■ Directions
Any pictures should be left out; please print exactly the lines between the line with "Rebuild this chart" and the line with "meta_offset = [-12, 14.5, 14.5, -16]", inclusive.
## BEGIN Data records
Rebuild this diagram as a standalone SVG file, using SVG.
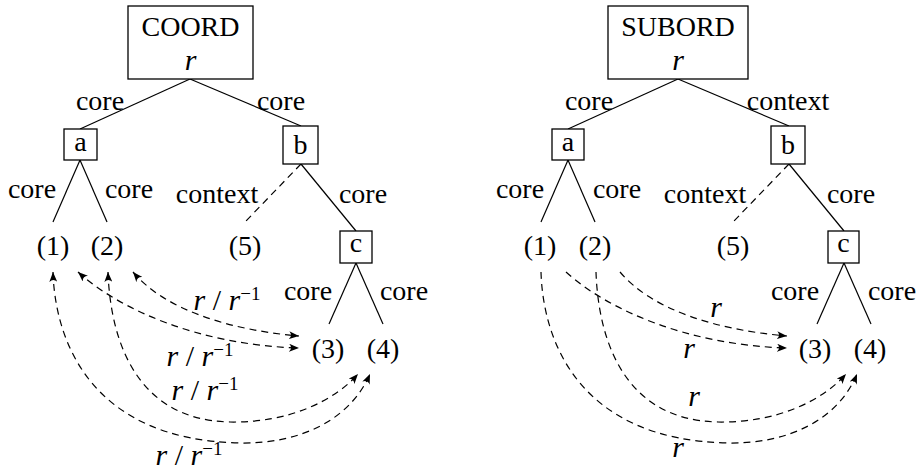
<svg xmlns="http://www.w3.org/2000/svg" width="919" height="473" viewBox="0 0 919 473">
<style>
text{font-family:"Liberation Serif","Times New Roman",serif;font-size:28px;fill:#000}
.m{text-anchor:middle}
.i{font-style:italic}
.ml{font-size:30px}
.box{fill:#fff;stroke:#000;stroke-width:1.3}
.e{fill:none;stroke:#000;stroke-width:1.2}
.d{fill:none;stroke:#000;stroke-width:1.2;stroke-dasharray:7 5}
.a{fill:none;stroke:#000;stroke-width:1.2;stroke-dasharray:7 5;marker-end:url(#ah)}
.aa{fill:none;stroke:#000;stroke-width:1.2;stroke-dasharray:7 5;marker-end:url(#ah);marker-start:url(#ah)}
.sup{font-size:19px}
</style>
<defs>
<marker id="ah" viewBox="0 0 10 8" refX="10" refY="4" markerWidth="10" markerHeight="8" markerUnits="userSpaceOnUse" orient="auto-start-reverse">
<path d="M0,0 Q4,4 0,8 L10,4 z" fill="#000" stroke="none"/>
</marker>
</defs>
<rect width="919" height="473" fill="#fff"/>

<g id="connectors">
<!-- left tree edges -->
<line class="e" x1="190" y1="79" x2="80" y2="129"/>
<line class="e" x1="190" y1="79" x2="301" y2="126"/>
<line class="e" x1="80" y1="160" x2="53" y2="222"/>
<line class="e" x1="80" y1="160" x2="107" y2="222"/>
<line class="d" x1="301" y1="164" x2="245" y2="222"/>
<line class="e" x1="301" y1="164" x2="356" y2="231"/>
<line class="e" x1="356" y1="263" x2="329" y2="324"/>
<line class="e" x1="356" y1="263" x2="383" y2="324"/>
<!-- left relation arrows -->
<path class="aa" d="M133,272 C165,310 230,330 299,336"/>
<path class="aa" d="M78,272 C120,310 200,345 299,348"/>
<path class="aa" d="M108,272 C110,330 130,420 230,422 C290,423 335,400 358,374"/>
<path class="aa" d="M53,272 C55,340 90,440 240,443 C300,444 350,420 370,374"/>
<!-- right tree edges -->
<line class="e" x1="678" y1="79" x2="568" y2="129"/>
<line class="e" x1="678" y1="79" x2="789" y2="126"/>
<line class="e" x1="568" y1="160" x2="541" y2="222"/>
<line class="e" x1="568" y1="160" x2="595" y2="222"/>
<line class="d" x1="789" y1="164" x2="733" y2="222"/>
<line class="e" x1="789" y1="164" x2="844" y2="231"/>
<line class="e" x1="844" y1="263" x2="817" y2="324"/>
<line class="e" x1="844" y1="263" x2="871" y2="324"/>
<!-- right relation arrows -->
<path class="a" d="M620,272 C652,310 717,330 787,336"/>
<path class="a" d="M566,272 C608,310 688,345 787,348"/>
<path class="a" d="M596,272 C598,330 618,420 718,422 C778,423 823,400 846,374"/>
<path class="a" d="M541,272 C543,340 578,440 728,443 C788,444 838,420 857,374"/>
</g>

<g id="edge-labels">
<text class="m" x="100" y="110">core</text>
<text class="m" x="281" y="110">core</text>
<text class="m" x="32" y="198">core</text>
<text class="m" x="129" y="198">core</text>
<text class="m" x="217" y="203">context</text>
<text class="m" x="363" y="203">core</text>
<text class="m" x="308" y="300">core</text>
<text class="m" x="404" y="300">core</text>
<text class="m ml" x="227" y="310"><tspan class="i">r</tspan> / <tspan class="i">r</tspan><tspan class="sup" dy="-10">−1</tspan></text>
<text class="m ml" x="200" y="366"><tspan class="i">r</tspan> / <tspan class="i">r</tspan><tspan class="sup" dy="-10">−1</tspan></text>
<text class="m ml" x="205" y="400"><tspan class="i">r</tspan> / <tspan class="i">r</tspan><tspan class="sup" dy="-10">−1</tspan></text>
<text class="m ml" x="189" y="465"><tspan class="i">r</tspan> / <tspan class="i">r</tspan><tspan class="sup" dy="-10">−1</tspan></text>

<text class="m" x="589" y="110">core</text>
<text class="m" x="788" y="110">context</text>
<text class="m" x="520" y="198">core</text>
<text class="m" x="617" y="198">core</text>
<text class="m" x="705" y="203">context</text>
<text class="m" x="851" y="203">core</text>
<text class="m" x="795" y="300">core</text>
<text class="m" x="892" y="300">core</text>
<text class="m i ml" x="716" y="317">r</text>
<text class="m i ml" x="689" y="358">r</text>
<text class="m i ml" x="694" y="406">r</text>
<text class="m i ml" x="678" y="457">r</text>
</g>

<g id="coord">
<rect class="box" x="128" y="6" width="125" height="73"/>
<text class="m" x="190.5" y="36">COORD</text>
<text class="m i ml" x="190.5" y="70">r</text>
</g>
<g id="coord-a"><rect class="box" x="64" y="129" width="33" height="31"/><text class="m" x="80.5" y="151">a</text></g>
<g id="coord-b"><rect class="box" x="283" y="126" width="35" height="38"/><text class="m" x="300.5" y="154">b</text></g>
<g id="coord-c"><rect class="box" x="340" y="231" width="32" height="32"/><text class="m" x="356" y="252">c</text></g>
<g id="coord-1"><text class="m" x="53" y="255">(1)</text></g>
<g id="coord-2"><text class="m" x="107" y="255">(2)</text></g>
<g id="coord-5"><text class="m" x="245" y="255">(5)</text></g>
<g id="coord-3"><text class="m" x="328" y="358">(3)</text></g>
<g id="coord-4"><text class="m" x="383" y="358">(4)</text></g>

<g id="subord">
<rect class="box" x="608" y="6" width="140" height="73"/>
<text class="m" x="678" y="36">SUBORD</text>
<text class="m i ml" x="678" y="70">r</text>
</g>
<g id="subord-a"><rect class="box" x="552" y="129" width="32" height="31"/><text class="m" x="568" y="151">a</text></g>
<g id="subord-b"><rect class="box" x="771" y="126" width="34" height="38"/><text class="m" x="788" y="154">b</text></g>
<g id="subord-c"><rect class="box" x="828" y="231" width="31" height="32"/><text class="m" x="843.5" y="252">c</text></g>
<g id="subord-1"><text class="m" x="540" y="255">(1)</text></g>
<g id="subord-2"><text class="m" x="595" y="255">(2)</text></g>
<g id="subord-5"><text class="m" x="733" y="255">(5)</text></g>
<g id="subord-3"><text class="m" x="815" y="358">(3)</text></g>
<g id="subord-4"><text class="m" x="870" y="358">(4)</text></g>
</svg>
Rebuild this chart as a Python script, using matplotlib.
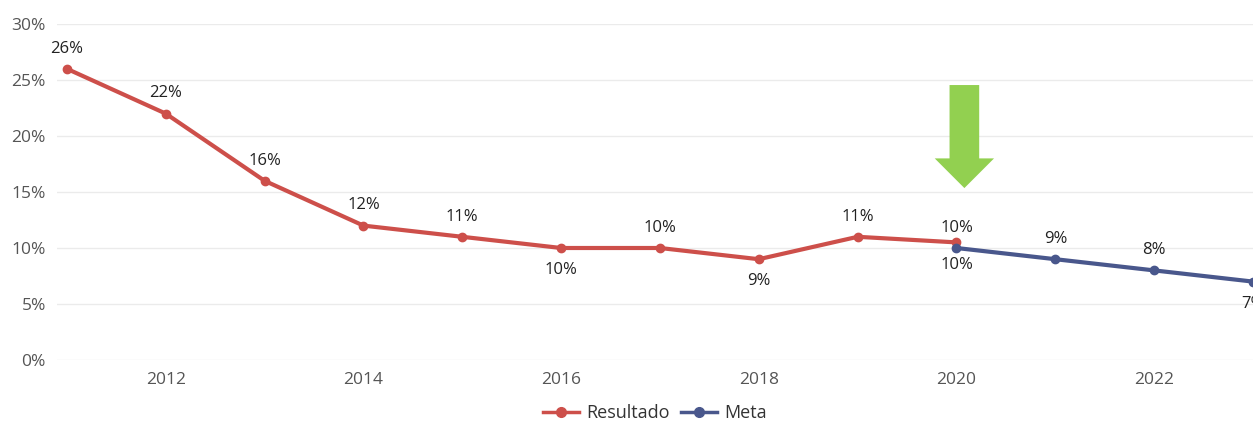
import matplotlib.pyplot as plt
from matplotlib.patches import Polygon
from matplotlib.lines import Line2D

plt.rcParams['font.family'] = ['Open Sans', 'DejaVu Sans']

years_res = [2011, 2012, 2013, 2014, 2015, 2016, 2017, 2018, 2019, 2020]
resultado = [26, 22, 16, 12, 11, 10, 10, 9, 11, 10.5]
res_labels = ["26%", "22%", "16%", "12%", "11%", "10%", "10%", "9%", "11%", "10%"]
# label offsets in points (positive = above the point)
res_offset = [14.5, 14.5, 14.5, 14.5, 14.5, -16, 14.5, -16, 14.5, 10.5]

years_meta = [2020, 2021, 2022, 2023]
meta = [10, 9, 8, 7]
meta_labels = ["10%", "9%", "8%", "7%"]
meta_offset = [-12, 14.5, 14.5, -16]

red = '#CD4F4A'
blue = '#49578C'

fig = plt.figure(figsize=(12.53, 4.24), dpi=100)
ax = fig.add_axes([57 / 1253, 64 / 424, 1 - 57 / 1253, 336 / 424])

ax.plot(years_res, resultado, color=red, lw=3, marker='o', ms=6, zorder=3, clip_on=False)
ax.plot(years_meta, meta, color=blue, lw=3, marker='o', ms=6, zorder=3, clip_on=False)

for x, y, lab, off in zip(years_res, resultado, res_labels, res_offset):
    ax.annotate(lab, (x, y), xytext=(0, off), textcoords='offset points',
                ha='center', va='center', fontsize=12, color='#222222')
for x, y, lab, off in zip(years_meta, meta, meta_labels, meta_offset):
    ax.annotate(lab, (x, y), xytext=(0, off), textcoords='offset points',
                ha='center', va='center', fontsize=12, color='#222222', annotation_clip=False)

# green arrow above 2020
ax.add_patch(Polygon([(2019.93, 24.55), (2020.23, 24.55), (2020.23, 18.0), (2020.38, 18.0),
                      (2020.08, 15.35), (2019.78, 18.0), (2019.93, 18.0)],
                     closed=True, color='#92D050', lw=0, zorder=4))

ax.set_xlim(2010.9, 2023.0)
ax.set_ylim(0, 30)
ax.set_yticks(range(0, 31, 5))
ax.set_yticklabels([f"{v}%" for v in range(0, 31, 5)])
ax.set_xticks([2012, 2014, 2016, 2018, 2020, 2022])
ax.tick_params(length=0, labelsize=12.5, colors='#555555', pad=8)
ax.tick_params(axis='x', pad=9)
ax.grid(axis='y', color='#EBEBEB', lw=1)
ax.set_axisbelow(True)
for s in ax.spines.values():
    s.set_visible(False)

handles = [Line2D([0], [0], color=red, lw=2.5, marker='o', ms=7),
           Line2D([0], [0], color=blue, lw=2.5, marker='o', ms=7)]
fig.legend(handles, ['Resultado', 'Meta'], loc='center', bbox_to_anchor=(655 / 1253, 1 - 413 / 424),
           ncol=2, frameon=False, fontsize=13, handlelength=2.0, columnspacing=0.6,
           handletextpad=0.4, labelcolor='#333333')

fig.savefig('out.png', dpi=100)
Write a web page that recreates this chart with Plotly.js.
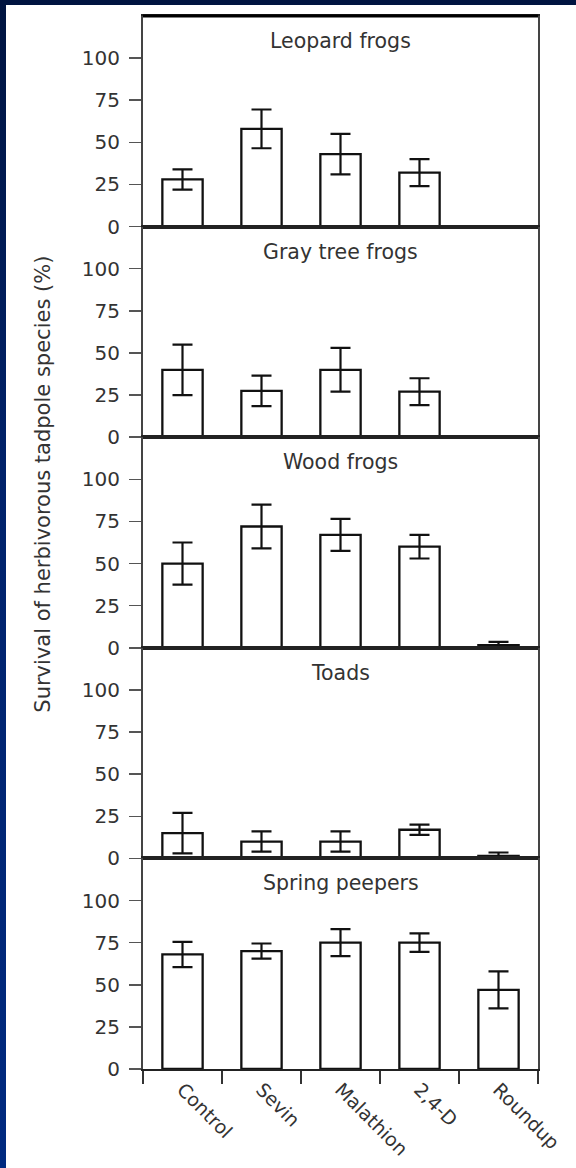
## END Data records
■ Exercise result
Rebuild this chart as a Python script, using matplotlib.
import matplotlib.pyplot as plt
from matplotlib.patches import Polygon
from matplotlib.lines import Line2D

plt.rcParams['font.family'] = ['Open Sans', 'DejaVu Sans']

years_res = [2011, 2012, 2013, 2014, 2015, 2016, 2017, 2018, 2019, 2020]
resultado = [26, 22, 16, 12, 11, 10, 10, 9, 11, 10.5]
res_labels = ["26%", "22%", "16%", "12%", "11%", "10%", "10%", "9%", "11%", "10%"]
# label offsets in points (positive = above the point)
res_offset = [14.5, 14.5, 14.5, 14.5, 14.5, -16, 14.5, -16, 14.5, 10.5]

years_meta = [2020, 2021, 2022, 2023]
meta = [10, 9, 8, 7]
meta_labels = ["10%", "9%", "8%", "7%"]
meta_offset = [-12, 14.5, 14.5, -16]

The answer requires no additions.